One supporter of the Muslim ban, former Arkansas Gov. Mike Huckabee, a big star in the panoply of evangelical politics, echoed Jackson's sentiment that judges themselves are powerless to enforce laws. This would defy the "checks and balances" system that prevents any one branch of US government – the presidency, the courts or lawmakers – from overriding any other.

But Huckabee is right. Judges don't have the guns. Law enforcement does. In theory, if the executive directs them to ignore the orders of the courts, there's not much those who go to work wearing robes and suits can do to change the minds of folks who don badges. For the last two years, Trump has made a point of expressing his loyalty to police officers. Just as the local militias did in Georgia in 1830, if they feel more loyalty to the president than the courts, there's not much the courts can do.

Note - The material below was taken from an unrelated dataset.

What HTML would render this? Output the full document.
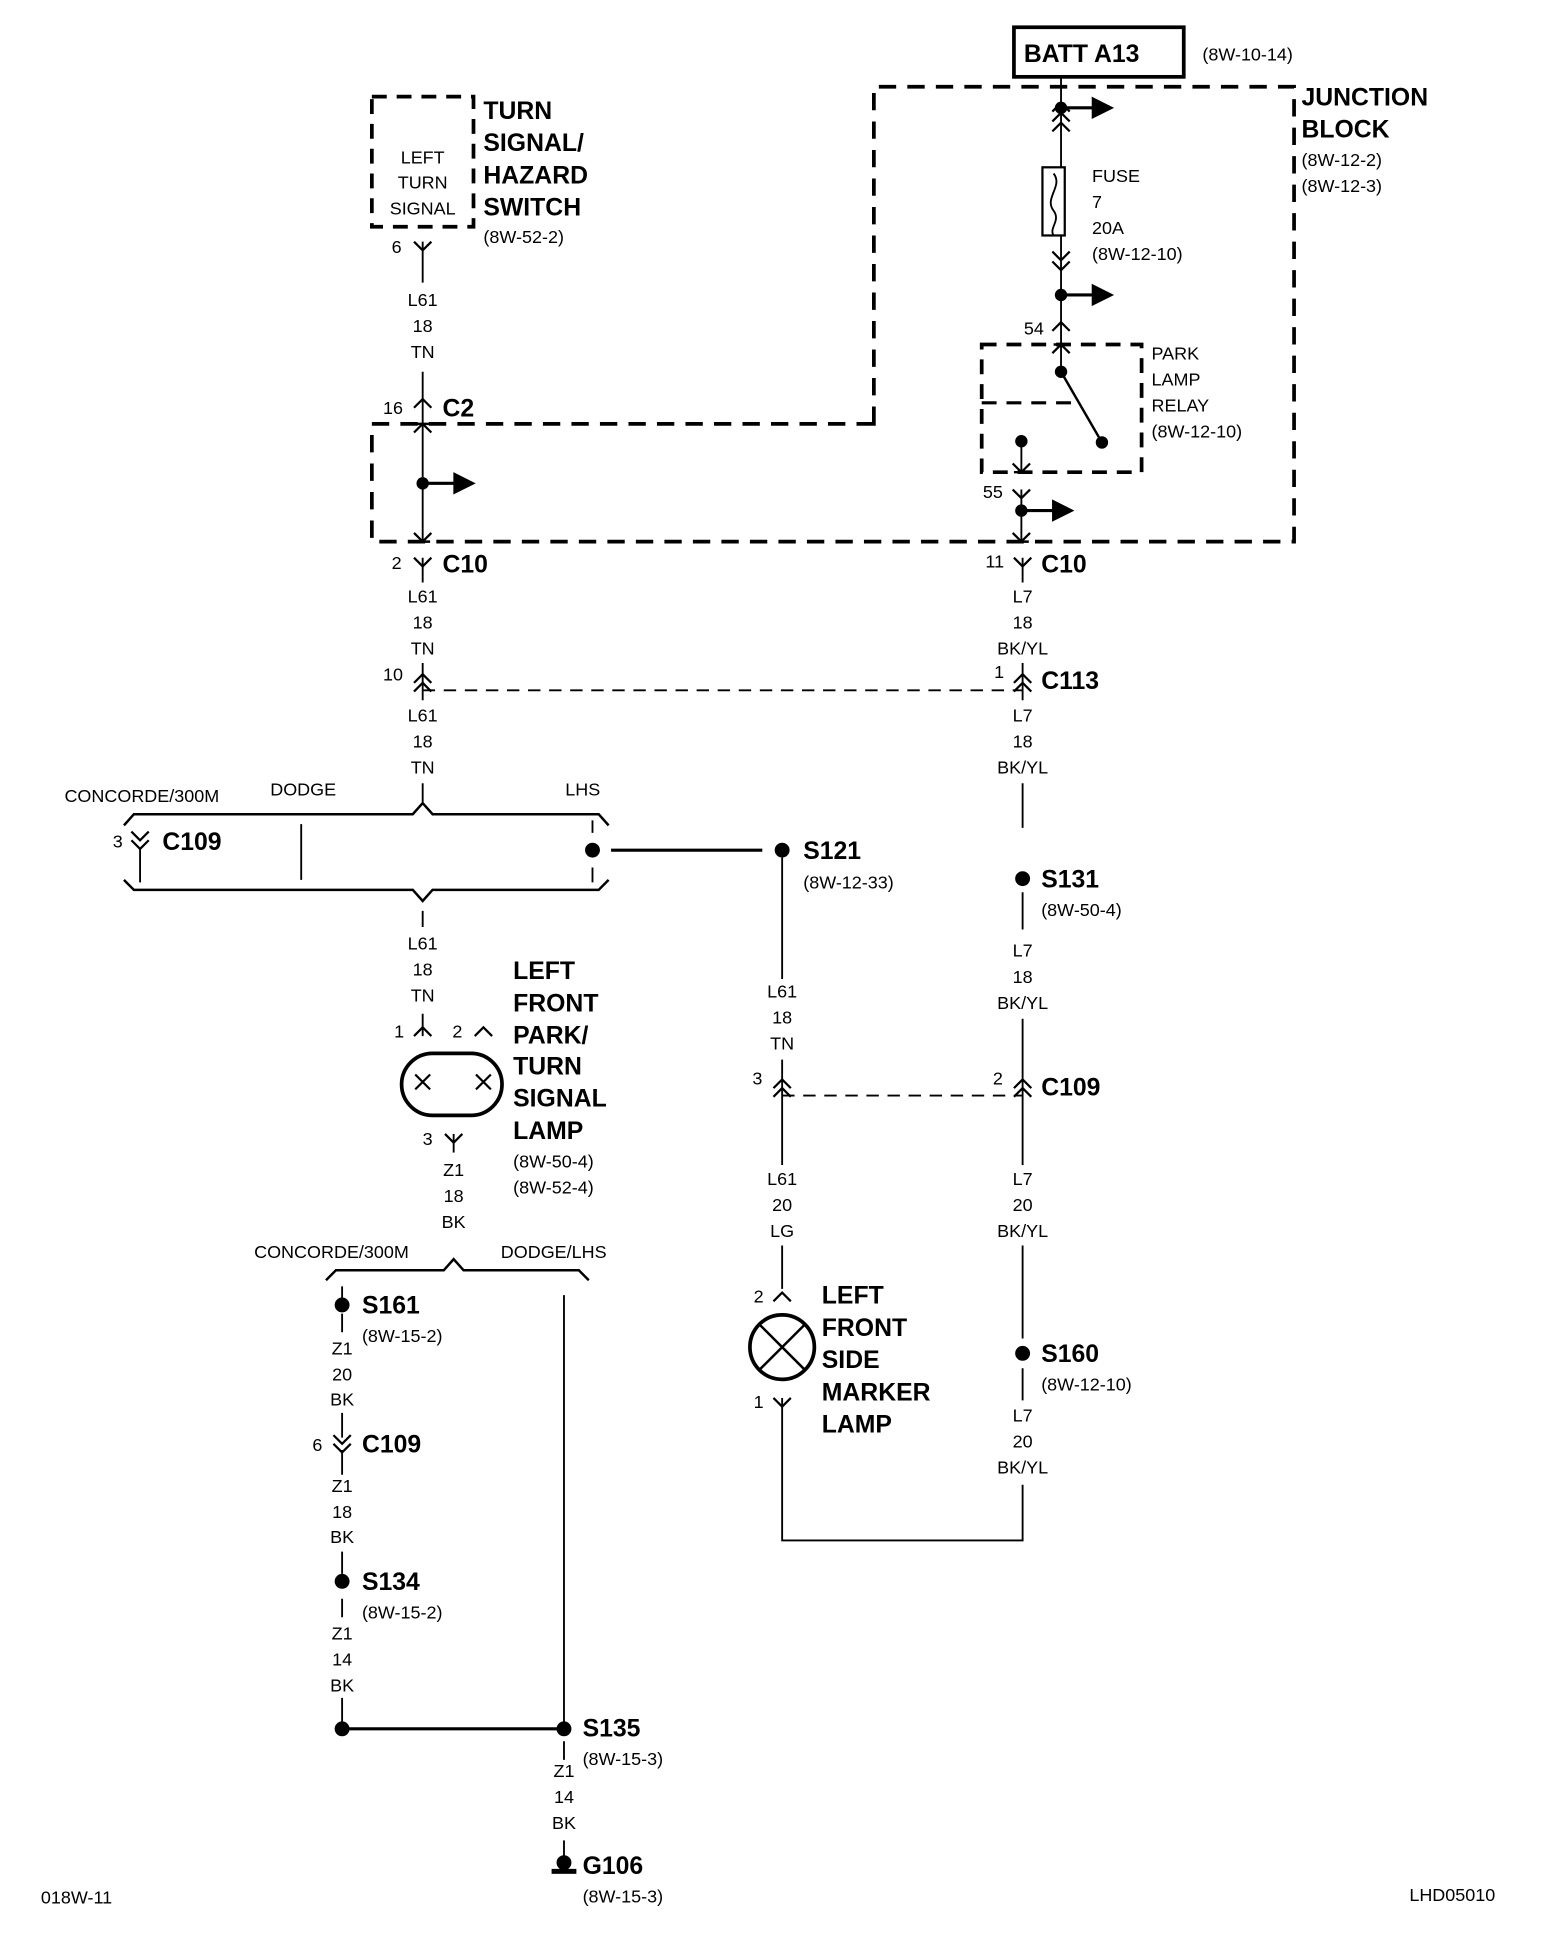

In February, Trump tweeted that a "so-called judge" was responsible for blocking his original travel ban, prompting condemnation from his own nominee for the Supreme Court, Neil Gorsuch. The executive branch turning against the judicial has worried observers and legal scholars, and has few precedents in American history, except for Jackson's presidency.

There's a deep irony to Trump choosing Jackson as a reflection of his own presidency. Trump during his campaign promised to "drain the swamp" in Washington, removing influence peddling and favoritism from the federal government. Jackson made his mark on history by creating the "spoils system," in which a president could award jobs in government to allies and friends who had supported them in a campaign. Despite attempts at regulation to create a meritocracy in civil service, the favors-for-favors system Jackson put in place remains.

Today, Trump's team, composed of people who "have made a fortune," continues Jackson's legacy of the spoils system. Border and customs officials, meanwhile, may be trying to re-enact the work of local state militias, the precursors of modern police departments, from the same tearful time.